Louisiana Rice: 2017 Acres Down 8%; Rice Water Weevils, Mexican Corn Borer Expected

    Photo: ©Debra L Ferguson

    This year’s Louisiana rice planting, estimated at 400,000 acres, is 8% less than last year, according to LSU AgCenter rice extension specialist Dustin Harrell. 

    AgCenter estimates for the 2016 crop were 432,168 acres.

    Harrell told farmers at a rice field day in Vermilion Parish on June 25 that the 2017 crop got an early start because of warm weather.

    Some rice was planted in February, and rice in those fields have already headed. “We’ll probably be 2 weeks earlier on our harvest,” he said.

    Flooding after planting caused some problems that could result in yield losses. Fertilizer may have been lost from high water, he said, if nitrogen was applied on flooded fields.

    A new product will be on the market in 2018 that will prevent nitrogen losses better than Agrotain, Harrell said.

    Andrew Granger, LSU AgCenter county agent in Vermilion Parish, said prices have increased slightly because of a decrease in Arkansas rice acreage.

    AgCenter entomologist Blake Wilson said Dermacor is effective protection against rice water weevils but some farmers may choose not to use the $18-an-acre seed treatment to save money.

    Cruiser and Nipsit are less expensive alternatives, he said, and like Dermacor, they protect against other insects but not stem borers.

    Wilson said he expects the Mexican rice borer will become more of a problem to farmers in the eastern part of the rice-growing area as populations build from the west.

    Some Cercospora disease has been found, probably after surviving on rice during the warm winter, said AgCenter plant pathologist Don Groth. If left untreated, Cercospora could become uncontrollable.

    Granger said Cercospora seems to be localized, with not much of the disease in the northern and western parts of Vermilion Parish.

    Some farmers have been unable to obtain the fungicide Sercadis, but the alternative product, Elegia, is also effective, Groth said.

    AgCenter weed scientist Eric Webster said the herbicide benzobicyclon has been labeled for use in California. The product, which controls sedges, grass and broadleaf weeds in flooded rice, probably won’t get approval for Southern states until 2019, he said.

    Another new herbicide, Loyant, will be available next year, Webster said. It effectively controls aquatic grasses and broadleaf weeds. “It has a lot of potential in the weeds we see in a rice-crawfish rotation,” he said.

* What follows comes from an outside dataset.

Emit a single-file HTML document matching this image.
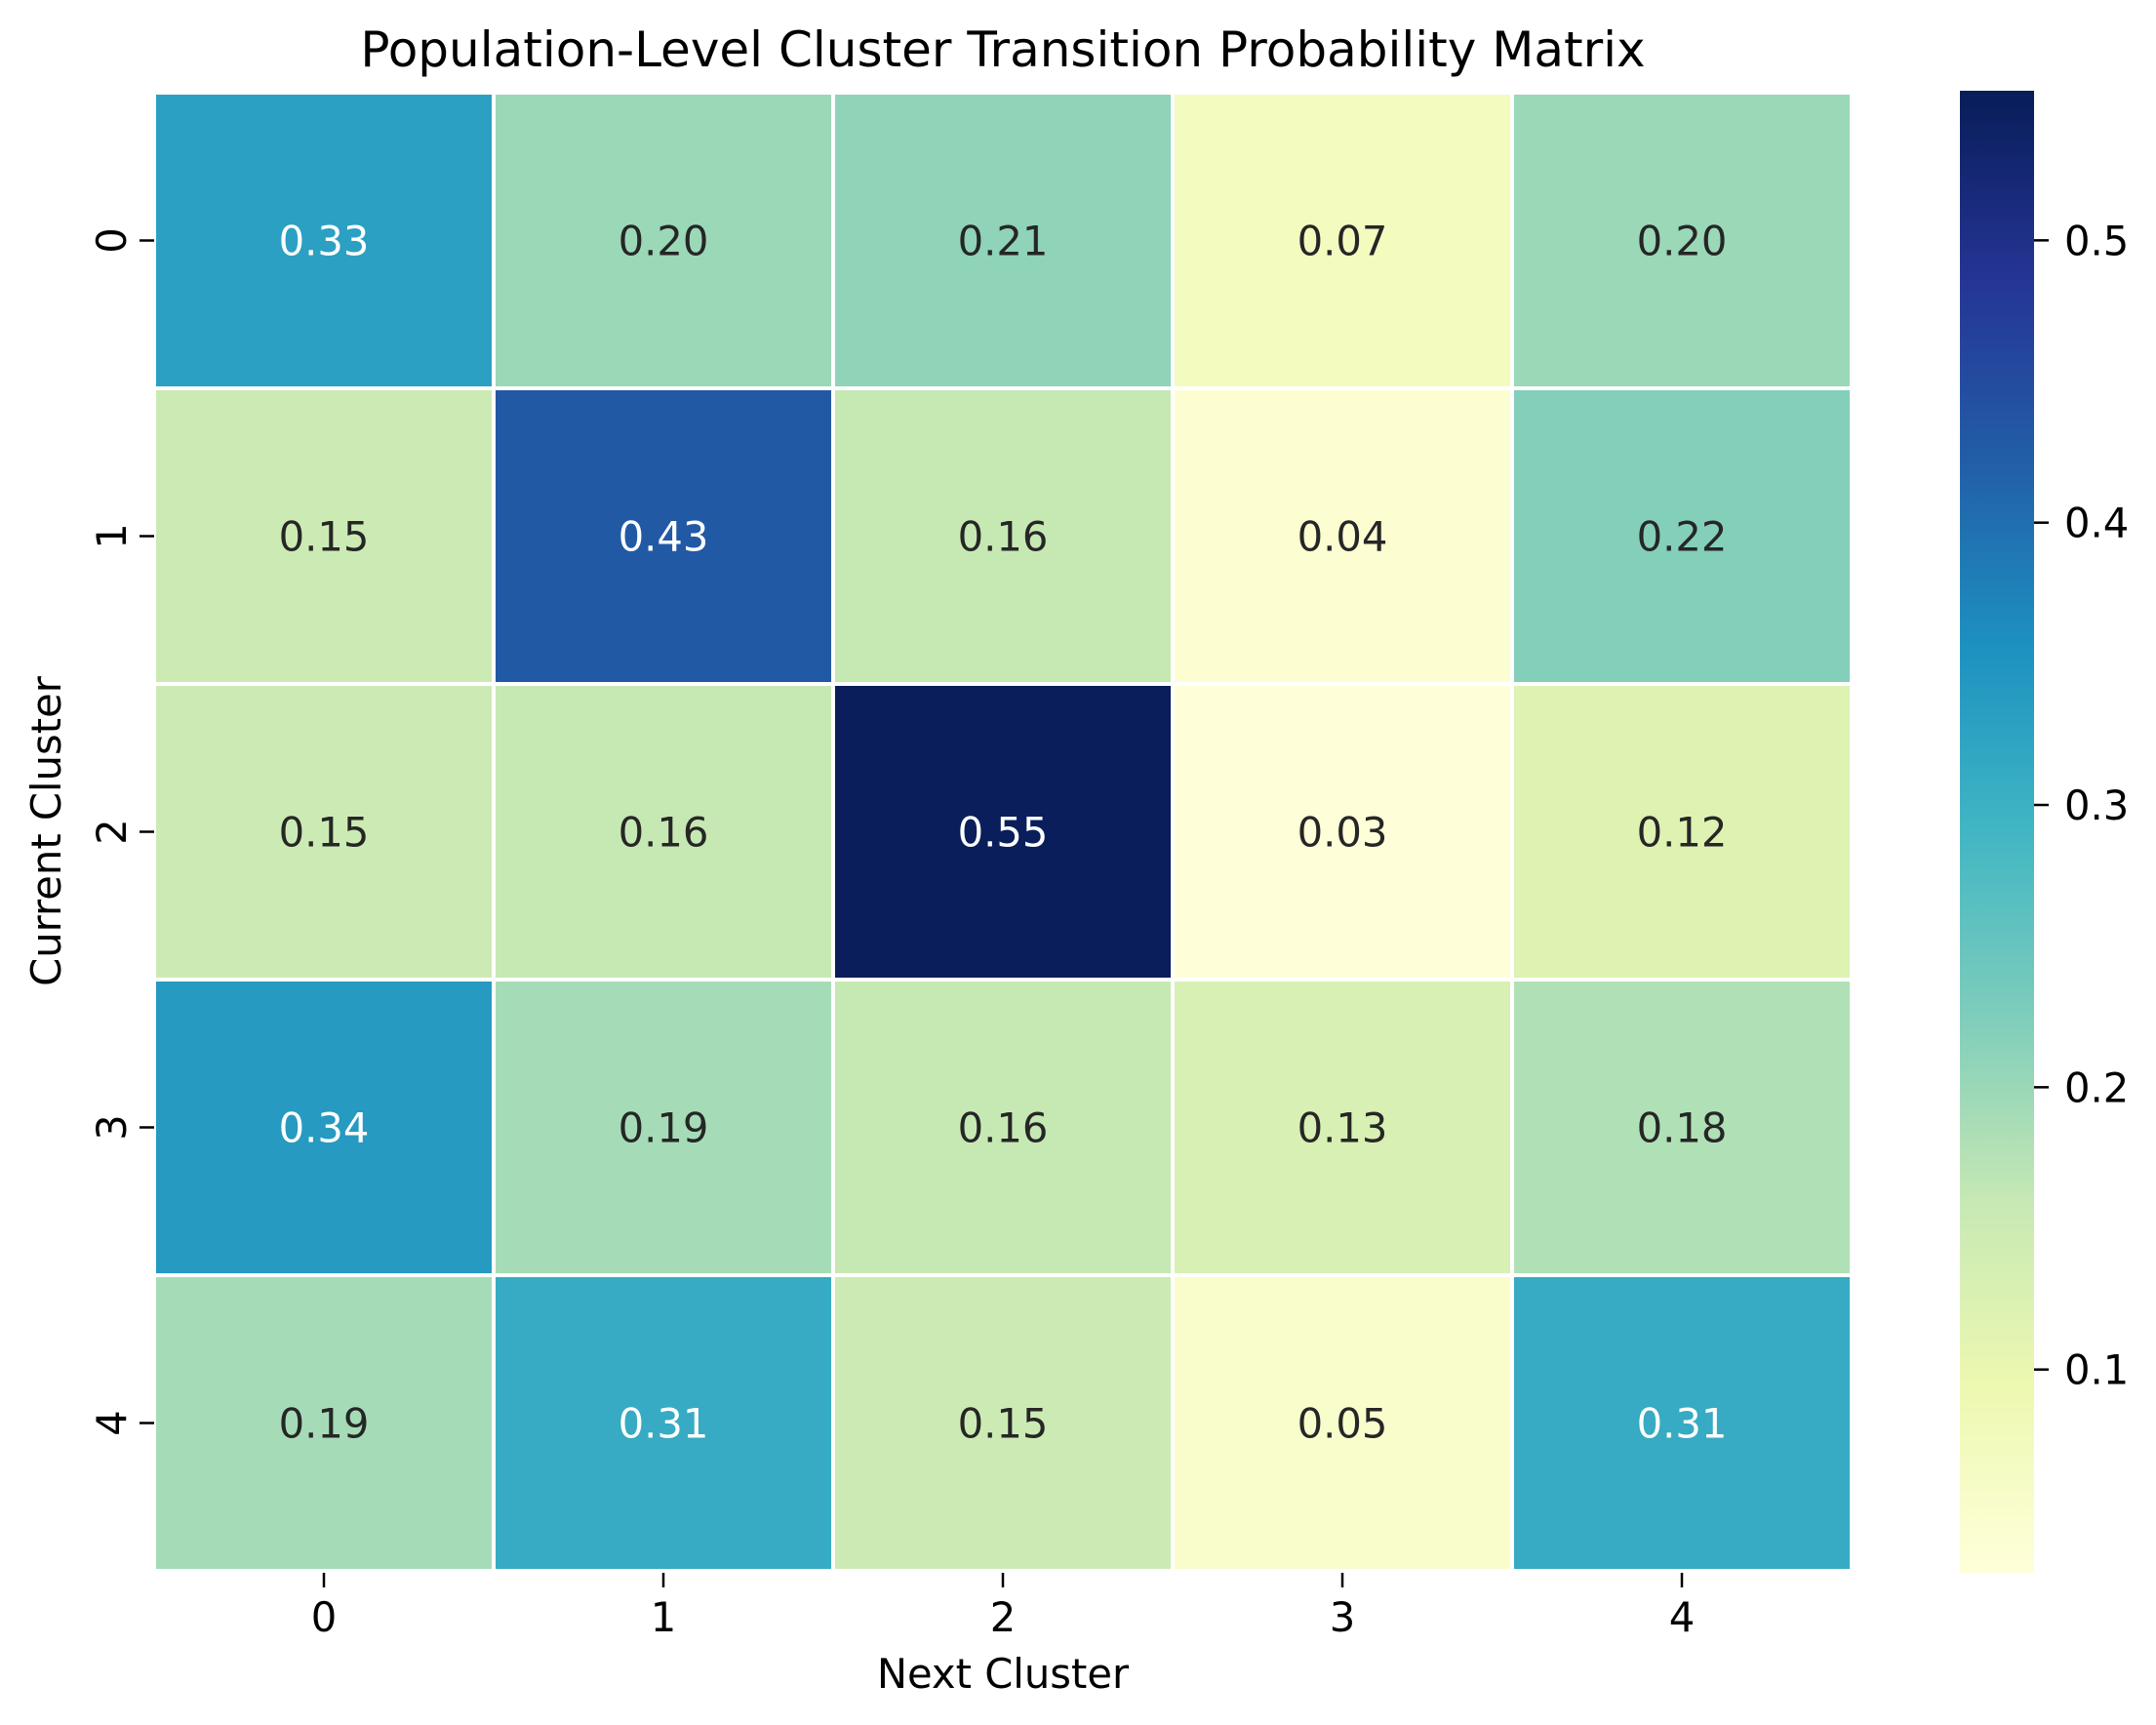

    AgCenter rice breeder Steve Linscombe said the AgCenter could release a rice hybrid within two to three years.

    The Lounsberry Farm, where the field day was held, has provided land for variety trials and experimental line testing for 33 years, Linscombe said.

    Check-off research funds provide money for conducting research that originates from the H. Rouse Caffey Rice Research Station. “I can promise you we wouldn’t be doing this research if not for the check-off funds,” Linscombe said.